• _EXCERPTED RECORDS_:
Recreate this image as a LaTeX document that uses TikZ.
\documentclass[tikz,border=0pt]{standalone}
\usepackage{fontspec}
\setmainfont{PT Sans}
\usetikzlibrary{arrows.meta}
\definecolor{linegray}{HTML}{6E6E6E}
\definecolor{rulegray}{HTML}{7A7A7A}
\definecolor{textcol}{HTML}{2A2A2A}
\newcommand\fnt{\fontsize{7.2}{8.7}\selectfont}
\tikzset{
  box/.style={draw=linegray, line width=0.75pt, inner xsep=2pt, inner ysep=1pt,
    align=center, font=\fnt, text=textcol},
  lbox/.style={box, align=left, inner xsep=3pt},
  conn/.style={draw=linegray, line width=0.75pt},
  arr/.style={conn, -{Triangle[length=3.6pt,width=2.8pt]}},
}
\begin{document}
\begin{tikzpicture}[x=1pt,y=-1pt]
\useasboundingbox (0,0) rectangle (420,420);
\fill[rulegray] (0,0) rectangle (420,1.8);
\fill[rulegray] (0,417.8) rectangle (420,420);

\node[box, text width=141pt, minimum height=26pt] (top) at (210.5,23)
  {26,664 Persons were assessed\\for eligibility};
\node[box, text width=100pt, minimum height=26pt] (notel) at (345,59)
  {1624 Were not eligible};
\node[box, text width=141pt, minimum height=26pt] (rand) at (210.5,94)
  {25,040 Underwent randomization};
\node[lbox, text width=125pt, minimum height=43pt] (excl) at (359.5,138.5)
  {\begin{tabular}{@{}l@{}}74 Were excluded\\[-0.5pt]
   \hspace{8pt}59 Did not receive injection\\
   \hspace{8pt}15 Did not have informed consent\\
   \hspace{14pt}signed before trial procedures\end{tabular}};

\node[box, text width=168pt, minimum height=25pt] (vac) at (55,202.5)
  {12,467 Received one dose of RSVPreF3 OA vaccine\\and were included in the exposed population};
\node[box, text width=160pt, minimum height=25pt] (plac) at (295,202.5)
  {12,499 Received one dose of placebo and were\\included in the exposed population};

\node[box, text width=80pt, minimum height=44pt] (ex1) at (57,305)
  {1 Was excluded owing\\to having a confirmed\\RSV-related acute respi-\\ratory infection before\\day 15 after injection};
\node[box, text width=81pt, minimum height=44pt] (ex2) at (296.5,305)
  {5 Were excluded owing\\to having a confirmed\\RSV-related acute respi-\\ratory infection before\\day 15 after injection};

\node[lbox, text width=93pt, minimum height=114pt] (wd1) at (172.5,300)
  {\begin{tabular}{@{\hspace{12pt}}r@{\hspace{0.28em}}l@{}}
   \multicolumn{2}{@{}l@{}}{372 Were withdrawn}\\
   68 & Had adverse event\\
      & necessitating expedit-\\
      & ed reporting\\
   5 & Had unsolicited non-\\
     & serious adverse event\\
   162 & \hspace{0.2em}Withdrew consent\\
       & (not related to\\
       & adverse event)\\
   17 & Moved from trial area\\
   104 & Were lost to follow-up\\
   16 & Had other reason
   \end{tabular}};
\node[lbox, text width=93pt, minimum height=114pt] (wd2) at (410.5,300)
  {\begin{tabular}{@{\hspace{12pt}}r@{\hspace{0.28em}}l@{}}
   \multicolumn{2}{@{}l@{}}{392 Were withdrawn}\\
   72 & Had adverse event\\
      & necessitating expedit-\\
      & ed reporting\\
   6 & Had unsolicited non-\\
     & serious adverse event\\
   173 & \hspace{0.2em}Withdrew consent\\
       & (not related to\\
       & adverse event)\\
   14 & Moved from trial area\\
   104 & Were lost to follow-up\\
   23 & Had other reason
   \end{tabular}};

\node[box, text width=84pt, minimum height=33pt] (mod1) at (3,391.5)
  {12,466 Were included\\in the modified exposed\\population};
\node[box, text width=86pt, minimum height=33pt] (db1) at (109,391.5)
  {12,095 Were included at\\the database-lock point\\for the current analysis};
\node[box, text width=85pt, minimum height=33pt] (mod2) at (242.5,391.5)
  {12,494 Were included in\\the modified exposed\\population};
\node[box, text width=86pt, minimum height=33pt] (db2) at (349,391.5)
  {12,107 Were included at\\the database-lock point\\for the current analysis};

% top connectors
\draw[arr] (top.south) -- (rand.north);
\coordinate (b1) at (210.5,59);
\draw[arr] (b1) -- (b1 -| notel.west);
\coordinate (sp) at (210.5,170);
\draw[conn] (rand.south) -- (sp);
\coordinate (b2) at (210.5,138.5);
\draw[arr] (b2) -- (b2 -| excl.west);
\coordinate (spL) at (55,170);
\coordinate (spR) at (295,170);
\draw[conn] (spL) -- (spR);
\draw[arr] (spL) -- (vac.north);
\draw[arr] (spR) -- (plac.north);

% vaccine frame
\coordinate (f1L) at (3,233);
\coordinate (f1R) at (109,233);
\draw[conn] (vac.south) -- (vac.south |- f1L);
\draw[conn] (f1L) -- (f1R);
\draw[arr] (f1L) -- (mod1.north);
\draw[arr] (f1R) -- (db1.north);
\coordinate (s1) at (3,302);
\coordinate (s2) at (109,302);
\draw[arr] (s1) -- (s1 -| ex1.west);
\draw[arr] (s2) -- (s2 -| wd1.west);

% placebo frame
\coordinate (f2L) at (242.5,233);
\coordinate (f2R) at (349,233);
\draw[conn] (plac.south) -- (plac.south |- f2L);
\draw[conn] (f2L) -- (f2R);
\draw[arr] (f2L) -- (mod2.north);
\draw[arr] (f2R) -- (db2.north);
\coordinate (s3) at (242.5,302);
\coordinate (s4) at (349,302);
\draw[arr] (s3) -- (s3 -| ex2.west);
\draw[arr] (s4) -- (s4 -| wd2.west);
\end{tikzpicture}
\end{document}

--

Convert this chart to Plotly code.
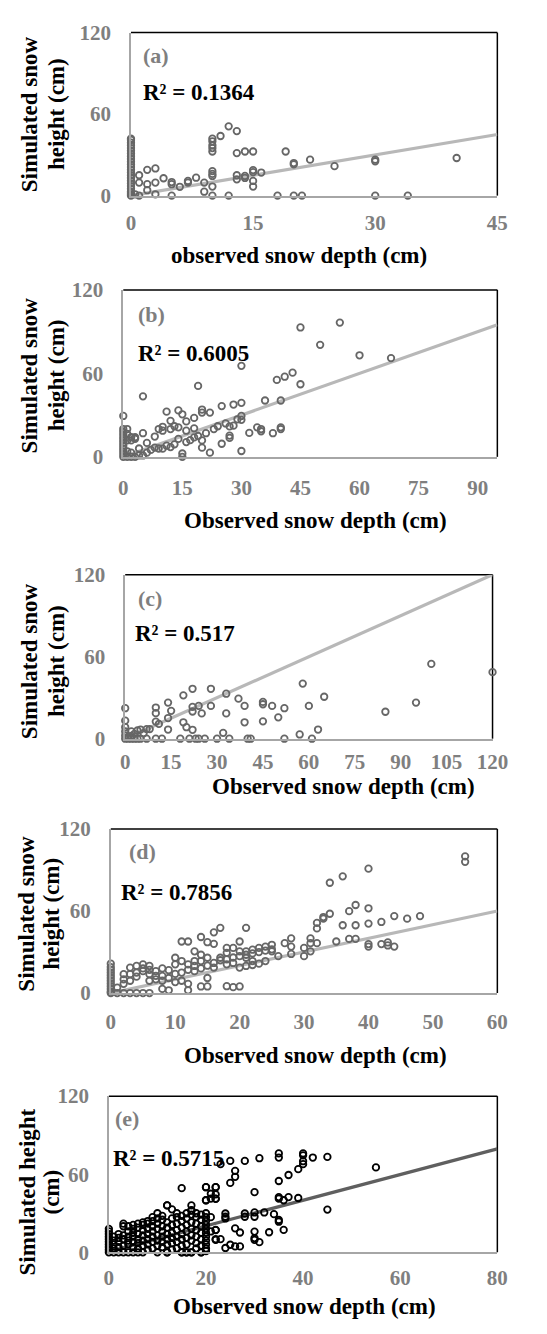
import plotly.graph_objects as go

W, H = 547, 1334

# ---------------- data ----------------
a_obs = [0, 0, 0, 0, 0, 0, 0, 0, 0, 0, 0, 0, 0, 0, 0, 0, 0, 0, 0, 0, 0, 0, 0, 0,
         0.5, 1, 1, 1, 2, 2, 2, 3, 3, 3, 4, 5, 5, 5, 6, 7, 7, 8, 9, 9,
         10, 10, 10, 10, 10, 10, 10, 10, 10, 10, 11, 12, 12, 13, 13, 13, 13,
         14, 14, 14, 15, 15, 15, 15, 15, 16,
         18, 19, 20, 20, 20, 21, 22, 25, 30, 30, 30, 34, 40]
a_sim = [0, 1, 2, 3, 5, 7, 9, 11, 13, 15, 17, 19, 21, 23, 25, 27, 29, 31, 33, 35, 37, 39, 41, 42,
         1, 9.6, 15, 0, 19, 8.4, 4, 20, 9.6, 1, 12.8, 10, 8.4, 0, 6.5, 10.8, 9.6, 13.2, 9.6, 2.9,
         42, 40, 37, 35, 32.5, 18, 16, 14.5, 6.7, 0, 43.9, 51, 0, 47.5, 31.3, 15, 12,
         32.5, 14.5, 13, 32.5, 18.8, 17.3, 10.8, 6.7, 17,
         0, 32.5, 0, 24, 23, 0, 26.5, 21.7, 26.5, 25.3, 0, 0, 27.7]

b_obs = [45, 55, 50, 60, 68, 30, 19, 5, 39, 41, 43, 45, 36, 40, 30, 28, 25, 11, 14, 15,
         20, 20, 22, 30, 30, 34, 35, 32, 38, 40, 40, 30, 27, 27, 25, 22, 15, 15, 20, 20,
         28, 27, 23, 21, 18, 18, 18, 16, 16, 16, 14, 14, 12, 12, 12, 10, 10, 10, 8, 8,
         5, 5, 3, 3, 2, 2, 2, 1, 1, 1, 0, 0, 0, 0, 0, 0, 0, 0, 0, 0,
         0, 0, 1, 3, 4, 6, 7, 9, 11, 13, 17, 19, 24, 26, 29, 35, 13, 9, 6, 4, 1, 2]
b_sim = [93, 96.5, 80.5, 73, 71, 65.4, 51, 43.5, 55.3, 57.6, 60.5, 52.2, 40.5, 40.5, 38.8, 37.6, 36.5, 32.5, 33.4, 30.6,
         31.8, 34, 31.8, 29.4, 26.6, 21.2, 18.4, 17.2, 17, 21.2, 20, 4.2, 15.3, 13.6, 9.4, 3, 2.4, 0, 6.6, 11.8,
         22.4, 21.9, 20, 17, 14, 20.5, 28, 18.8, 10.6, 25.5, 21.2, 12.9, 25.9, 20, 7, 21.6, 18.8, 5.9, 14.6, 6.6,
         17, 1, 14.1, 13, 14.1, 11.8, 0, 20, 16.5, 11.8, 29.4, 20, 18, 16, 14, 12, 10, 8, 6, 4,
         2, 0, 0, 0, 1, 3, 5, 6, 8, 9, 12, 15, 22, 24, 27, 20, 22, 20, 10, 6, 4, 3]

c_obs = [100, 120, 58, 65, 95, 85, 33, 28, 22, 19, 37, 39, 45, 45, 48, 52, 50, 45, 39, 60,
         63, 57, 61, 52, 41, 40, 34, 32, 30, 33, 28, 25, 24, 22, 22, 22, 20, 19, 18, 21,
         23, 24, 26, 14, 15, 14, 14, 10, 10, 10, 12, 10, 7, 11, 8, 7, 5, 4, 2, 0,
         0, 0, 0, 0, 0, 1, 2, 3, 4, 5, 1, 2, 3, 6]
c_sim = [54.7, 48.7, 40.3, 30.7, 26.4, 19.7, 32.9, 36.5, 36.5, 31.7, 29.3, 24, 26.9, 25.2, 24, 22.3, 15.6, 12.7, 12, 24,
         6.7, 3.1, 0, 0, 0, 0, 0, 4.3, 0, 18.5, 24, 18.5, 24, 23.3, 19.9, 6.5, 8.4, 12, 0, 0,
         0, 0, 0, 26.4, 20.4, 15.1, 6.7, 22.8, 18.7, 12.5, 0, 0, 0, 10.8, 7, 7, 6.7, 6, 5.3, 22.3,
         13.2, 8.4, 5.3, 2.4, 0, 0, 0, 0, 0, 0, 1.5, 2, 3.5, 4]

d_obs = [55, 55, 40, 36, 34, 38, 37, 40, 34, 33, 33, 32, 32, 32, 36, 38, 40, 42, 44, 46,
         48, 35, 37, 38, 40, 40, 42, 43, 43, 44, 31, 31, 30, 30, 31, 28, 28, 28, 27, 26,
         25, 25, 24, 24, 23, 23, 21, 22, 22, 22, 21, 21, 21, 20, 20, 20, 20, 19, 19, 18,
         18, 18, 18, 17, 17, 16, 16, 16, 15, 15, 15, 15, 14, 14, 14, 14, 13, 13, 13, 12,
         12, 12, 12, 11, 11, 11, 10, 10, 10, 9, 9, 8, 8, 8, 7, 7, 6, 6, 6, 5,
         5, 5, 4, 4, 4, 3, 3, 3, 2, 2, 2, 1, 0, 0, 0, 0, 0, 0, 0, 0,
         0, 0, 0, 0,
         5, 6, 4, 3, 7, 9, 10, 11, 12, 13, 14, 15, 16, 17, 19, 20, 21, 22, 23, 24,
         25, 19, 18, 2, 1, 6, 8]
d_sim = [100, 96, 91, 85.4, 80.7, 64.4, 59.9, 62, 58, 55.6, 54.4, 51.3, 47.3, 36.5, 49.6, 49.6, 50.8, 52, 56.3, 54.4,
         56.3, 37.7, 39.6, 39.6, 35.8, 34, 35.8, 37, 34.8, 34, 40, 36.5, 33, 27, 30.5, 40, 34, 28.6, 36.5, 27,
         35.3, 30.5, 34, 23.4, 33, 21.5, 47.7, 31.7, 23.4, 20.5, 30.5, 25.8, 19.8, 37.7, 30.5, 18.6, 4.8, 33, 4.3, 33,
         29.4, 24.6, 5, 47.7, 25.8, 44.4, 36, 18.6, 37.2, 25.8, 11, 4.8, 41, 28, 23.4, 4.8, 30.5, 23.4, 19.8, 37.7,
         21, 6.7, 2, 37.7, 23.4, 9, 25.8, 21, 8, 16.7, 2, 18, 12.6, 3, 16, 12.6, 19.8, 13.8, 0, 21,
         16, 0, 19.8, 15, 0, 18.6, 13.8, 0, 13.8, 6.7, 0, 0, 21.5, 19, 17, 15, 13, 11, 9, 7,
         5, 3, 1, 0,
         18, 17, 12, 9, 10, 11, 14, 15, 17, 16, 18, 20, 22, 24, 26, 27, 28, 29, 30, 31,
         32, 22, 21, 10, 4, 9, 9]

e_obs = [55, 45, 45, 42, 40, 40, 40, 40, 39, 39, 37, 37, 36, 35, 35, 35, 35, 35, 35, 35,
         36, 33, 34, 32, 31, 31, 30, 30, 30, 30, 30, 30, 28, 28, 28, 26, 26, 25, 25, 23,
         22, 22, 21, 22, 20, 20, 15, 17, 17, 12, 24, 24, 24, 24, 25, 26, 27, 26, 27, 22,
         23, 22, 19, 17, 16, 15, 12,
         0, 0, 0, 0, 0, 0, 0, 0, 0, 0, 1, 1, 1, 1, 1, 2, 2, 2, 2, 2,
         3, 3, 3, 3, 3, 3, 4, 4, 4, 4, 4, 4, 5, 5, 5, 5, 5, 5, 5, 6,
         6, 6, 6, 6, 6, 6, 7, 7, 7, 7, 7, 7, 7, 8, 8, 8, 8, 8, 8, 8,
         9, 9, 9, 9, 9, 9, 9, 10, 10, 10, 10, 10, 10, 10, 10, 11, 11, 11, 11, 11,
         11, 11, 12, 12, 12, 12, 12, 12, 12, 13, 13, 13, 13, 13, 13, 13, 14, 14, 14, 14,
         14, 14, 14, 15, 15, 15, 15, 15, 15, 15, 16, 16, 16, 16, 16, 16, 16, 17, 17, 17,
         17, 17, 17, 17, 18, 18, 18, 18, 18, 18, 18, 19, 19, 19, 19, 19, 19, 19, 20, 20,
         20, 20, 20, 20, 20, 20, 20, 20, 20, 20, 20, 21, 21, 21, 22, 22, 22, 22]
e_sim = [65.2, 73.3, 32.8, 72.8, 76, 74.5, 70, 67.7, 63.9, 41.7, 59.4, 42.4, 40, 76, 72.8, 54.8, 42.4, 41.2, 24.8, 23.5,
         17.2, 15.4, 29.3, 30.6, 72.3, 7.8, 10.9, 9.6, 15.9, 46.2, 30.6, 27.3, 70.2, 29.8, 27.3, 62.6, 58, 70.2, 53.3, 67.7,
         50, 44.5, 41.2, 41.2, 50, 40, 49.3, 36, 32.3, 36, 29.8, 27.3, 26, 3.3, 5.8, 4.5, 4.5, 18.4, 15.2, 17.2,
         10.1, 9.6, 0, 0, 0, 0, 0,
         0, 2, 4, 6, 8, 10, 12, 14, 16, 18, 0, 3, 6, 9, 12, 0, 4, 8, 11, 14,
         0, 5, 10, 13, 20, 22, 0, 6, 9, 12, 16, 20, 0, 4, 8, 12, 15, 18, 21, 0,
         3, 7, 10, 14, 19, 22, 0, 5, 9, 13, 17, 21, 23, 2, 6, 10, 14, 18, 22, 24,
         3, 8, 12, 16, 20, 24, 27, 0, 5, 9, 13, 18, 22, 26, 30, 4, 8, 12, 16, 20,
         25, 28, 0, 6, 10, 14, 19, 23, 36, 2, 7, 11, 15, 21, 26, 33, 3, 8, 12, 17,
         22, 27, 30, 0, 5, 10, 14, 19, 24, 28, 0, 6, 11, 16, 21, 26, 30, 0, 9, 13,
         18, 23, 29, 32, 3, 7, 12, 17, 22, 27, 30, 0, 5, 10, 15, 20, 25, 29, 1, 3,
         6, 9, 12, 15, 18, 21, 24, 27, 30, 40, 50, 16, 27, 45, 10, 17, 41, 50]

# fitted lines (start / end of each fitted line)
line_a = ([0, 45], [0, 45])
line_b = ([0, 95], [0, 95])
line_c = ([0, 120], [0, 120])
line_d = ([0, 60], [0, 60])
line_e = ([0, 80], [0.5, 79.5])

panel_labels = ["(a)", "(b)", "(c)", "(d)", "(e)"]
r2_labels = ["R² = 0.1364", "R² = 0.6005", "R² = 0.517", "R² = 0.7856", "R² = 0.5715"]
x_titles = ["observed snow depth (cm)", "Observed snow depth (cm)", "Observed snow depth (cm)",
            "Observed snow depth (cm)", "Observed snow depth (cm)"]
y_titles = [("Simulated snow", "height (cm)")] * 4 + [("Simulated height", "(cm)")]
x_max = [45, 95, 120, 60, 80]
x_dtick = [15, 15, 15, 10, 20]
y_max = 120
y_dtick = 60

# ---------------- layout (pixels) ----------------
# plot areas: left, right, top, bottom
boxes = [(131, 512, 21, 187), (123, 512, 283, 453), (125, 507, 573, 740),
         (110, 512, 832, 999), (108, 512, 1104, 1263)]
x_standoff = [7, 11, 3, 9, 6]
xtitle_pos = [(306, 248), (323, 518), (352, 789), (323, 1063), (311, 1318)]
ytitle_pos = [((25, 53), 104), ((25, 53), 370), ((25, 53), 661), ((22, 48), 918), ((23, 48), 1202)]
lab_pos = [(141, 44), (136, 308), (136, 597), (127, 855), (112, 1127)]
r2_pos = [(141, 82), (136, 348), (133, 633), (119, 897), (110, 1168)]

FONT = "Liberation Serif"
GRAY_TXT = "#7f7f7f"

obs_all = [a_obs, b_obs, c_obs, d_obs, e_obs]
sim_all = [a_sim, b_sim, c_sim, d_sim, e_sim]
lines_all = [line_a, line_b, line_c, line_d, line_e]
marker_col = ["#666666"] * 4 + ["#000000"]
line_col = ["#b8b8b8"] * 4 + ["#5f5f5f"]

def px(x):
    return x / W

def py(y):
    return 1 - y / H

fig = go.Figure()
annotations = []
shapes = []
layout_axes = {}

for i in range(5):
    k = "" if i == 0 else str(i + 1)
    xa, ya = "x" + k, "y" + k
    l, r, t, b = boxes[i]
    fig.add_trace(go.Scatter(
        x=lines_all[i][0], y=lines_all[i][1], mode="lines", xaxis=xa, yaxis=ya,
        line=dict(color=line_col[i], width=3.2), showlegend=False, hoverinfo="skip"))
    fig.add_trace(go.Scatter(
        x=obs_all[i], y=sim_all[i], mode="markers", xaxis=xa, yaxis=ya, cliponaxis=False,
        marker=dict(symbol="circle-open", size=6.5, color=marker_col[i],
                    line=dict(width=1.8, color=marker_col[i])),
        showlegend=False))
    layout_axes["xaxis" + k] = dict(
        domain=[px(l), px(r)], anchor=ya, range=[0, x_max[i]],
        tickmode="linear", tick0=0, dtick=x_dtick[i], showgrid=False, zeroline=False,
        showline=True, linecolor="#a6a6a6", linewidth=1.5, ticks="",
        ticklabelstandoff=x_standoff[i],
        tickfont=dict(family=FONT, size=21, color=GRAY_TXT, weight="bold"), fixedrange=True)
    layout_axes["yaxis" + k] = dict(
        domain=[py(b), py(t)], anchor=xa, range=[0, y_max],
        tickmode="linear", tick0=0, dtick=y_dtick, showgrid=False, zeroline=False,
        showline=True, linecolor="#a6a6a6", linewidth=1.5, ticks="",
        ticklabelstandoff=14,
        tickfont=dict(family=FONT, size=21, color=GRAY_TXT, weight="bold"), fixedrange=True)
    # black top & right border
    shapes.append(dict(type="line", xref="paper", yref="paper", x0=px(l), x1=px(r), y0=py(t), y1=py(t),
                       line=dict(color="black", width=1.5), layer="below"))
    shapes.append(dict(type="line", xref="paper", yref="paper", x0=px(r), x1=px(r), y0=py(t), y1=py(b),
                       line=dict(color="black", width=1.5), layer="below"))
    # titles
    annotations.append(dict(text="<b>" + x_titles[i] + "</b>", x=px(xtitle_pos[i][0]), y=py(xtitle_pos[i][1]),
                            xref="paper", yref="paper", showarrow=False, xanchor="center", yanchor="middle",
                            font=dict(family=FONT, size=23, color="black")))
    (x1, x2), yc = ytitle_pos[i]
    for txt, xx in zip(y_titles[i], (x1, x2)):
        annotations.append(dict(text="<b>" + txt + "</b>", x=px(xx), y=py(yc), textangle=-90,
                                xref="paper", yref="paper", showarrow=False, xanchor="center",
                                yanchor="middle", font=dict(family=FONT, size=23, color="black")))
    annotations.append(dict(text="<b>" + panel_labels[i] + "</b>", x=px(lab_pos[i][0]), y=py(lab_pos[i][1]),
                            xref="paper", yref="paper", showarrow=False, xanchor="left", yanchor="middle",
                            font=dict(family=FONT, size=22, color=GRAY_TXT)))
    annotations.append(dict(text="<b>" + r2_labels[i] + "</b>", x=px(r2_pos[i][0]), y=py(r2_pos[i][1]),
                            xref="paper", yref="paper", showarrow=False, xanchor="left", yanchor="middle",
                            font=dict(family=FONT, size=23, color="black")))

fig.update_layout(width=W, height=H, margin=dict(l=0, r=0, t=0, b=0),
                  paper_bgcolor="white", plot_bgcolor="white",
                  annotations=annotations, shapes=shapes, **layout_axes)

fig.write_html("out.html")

...

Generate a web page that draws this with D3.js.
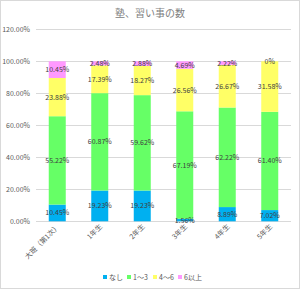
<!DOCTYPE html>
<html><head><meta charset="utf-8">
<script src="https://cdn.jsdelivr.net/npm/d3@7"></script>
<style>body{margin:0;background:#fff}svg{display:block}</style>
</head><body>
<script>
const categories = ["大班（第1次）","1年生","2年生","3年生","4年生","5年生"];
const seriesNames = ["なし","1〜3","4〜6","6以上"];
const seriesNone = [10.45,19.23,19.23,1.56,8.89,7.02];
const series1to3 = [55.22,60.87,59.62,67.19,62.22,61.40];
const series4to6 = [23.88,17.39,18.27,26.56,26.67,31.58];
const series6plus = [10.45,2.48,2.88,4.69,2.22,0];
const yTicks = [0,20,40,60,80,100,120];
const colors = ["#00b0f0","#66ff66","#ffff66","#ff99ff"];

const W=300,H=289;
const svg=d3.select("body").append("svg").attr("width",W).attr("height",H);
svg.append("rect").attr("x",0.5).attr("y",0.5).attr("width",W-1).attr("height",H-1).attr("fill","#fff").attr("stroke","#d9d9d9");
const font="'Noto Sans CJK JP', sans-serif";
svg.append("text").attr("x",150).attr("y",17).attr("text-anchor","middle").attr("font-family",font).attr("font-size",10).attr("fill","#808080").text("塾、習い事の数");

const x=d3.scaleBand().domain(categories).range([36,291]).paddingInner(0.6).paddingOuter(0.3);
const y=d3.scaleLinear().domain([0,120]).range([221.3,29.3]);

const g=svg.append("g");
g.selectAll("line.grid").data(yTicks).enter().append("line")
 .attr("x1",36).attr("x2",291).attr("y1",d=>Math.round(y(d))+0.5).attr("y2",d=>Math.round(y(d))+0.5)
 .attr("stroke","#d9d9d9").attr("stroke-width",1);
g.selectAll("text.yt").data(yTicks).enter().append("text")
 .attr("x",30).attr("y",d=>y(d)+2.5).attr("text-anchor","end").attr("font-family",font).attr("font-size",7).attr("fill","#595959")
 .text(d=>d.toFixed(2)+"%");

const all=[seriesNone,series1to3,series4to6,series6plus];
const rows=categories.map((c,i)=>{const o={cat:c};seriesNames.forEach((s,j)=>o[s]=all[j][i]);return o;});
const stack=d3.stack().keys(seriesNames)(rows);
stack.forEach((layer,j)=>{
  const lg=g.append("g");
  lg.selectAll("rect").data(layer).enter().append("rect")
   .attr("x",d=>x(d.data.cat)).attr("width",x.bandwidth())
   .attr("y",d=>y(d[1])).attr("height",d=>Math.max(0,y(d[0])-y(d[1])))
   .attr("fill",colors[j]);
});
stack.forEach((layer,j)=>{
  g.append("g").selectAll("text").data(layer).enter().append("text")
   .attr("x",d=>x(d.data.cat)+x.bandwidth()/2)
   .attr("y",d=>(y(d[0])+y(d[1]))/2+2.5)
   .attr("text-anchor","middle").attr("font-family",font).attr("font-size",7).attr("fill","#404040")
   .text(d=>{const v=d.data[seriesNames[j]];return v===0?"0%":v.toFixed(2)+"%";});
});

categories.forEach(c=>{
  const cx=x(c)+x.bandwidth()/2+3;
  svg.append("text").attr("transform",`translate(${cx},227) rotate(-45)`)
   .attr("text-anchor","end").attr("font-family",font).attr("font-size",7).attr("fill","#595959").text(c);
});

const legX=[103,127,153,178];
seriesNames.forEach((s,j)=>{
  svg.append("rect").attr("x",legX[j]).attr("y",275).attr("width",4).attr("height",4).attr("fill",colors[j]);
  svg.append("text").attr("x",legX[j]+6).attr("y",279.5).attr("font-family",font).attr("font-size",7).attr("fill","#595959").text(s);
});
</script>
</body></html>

• _WORK TO DO_:
List all lines holding the string "this".

• _THE RESPONSE_:
Recreate this image as a LaTeX document that uses TikZ.
Convert this chart to Plotly code.
Generate a web page that draws this with D3.js.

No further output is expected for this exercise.